▸ Supplied data:
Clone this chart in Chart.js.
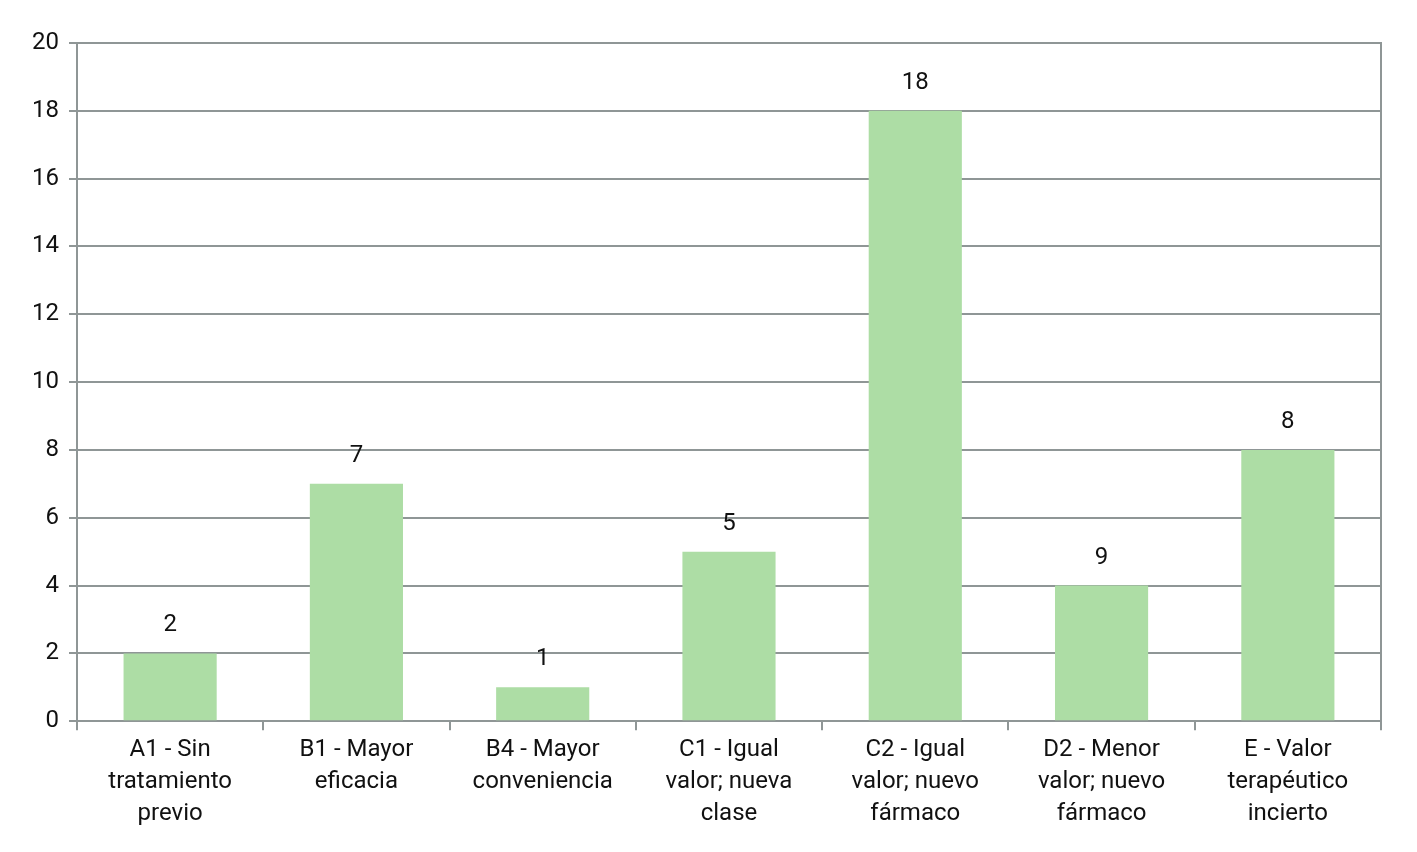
<!DOCTYPE html>
<html>
<head>
<meta charset="utf-8">
<script src="https://cdn.jsdelivr.net/npm/chart.js@4/dist/chart.umd.min.js"></script>
<style>
  html, body { margin: 0; padding: 0; background: #fff; }
  #wrap { width: 1417px; height: 852px; }
</style>
</head>
<body>
<div id="wrap"><canvas id="chart"></canvas></div>
<script>
const categories = [
  ["A1 - Sin", "tratamiento", "previo"],
  ["B1 - Mayor", "eficacia"],
  ["B4 - Mayor", "conveniencia"],
  ["C1 - Igual", "valor; nueva", "clase"],
  ["C2 - Igual", "valor; nuevo", "fármaco"],
  ["D2 - Menor", "valor; nuevo", "fármaco"],
  ["E - Valor", "terapéutico", "incierto"]
];
const values = [2, 7, 1, 5, 18, 4, 8];
// the label printed over each bar (the D2 label reads 9 in the source)
const valueLabels = ["2", "7", "1", "5", "18", "9", "8"];
const yTicks = [0, 2, 4, 6, 8, 10, 12, 14, 16, 18, 20];

const barColor = "#addda5";
const gridColor = "#8f9696";
const fontFamily = "Roboto, 'Noto Sans', sans-serif";

const barLabels = {
  id: "barLabels",
  afterDatasetsDraw(chart) {
    const ctx = chart.ctx;
    const meta = chart.getDatasetMeta(0);
    ctx.save();
    ctx.fillStyle = "#111";
    ctx.font = "24px " + fontFamily;
    ctx.textAlign = "center";
    ctx.textBaseline = "middle";
    meta.data.forEach((bar, i) => {
      ctx.fillText(valueLabels[i], bar.x, bar.y - 28);
    });
    ctx.restore();
  }
};

new Chart(document.querySelector("#chart"), {
  type: "bar",
  data: {
    labels: categories,
    datasets: [{
      data: values,
      backgroundColor: barColor,
      barPercentage: 0.5,
      categoryPercentage: 1.0
    }]
  },
  options: {
    responsive: true,
    maintainAspectRatio: false,
    animation: false,
    layout: { padding: { top: 43, right: 36, bottom: 18, left: 22 } },
    plugins: { legend: { display: false }, tooltip: { enabled: false } },
    scales: {
      x: {
        grid: {
          offset: true,
          drawOnChartArea: false,
          drawTicks: true,
          tickLength: 9,
          color: gridColor,
          lineWidth: 2
        },
        border: { color: gridColor, width: 2 },
        ticks: {
          color: "#111",
          font: { size: 24, family: fontFamily, lineHeight: 1.33 },
          maxRotation: 0,
          autoSkip: false,
          padding: 4
        }
      },
      y: {
        min: 0,
        max: 20,
        afterBuildTicks(axis) { axis.ticks = yTicks.map(v => ({ value: v })); },
        grid: { color: gridColor, lineWidth: 2, tickLength: 8 },
        border: { color: gridColor, width: 2 },
        ticks: {
          color: "#111",
          font: { size: 24, family: fontFamily },
          padding: 10
        }
      },
      y2: {
        position: "right",
        min: 0,
        max: 20,
        grid: { drawOnChartArea: false, drawTicks: false },
        border: { color: gridColor, width: 2 },
        ticks: { display: false }
      }
    }
  },
  plugins: [barLabels]
});
</script>
</body>
</html>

▸ Set task:
Set down all the data again exactly as above, pictures excluded.

▸ Solution below:
Clone this chart in Chart.js.
<!DOCTYPE html>
<html>
<head>
<meta charset="utf-8">
<script src="https://cdn.jsdelivr.net/npm/chart.js@4/dist/chart.umd.min.js"></script>
<style>
  html, body { margin: 0; padding: 0; background: #fff; }
  #wrap { width: 1417px; height: 852px; }
</style>
</head>
<body>
<div id="wrap"><canvas id="chart"></canvas></div>
<script>
const categories = [
  ["A1 - Sin", "tratamiento", "previo"],
  ["B1 - Mayor", "eficacia"],
  ["B4 - Mayor", "conveniencia"],
  ["C1 - Igual", "valor; nueva", "clase"],
  ["C2 - Igual", "valor; nuevo", "fármaco"],
  ["D2 - Menor", "valor; nuevo", "fármaco"],
  ["E - Valor", "terapéutico", "incierto"]
];
const values = [2, 7, 1, 5, 18, 4, 8];
// the label printed over each bar (the D2 label reads 9 in the source)
const valueLabels = ["2", "7", "1", "5", "18", "9", "8"];
const yTicks = [0, 2, 4, 6, 8, 10, 12, 14, 16, 18, 20];

const barColor = "#addda5";
const gridColor = "#8f9696";
const fontFamily = "Roboto, 'Noto Sans', sans-serif";

const barLabels = {
  id: "barLabels",
  afterDatasetsDraw(chart) {
    const ctx = chart.ctx;
    const meta = chart.getDatasetMeta(0);
    ctx.save();
    ctx.fillStyle = "#111";
    ctx.font = "24px " + fontFamily;
    ctx.textAlign = "center";
    ctx.textBaseline = "middle";
    meta.data.forEach((bar, i) => {
      ctx.fillText(valueLabels[i], bar.x, bar.y - 28);
    });
    ctx.restore();
  }
};

new Chart(document.querySelector("#chart"), {
  type: "bar",
  data: {
    labels: categories,
    datasets: [{
      data: values,
      backgroundColor: barColor,
      barPercentage: 0.5,
      categoryPercentage: 1.0
    }]
  },
  options: {
    responsive: true,
    maintainAspectRatio: false,
    animation: false,
    layout: { padding: { top: 43, right: 36, bottom: 18, left: 22 } },
    plugins: { legend: { display: false }, tooltip: { enabled: false } },
    scales: {
      x: {
        grid: {
          offset: true,
          drawOnChartArea: false,
          drawTicks: true,
          tickLength: 9,
          color: gridColor,
          lineWidth: 2
        },
        border: { color: gridColor, width: 2 },
        ticks: {
          color: "#111",
          font: { size: 24, family: fontFamily, lineHeight: 1.33 },
          maxRotation: 0,
          autoSkip: false,
          padding: 4
        }
      },
      y: {
        min: 0,
        max: 20,
        afterBuildTicks(axis) { axis.ticks = yTicks.map(v => ({ value: v })); },
        grid: { color: gridColor, lineWidth: 2, tickLength: 8 },
        border: { color: gridColor, width: 2 },
        ticks: {
          color: "#111",
          font: { size: 24, family: fontFamily },
          padding: 10
        }
      },
      y2: {
        position: "right",
        min: 0,
        max: 20,
        grid: { drawOnChartArea: false, drawTicks: false },
        border: { color: gridColor, width: 2 },
        ticks: { display: false }
      }
    }
  },
  plugins: [barLabels]
});
</script>
</body>
</html>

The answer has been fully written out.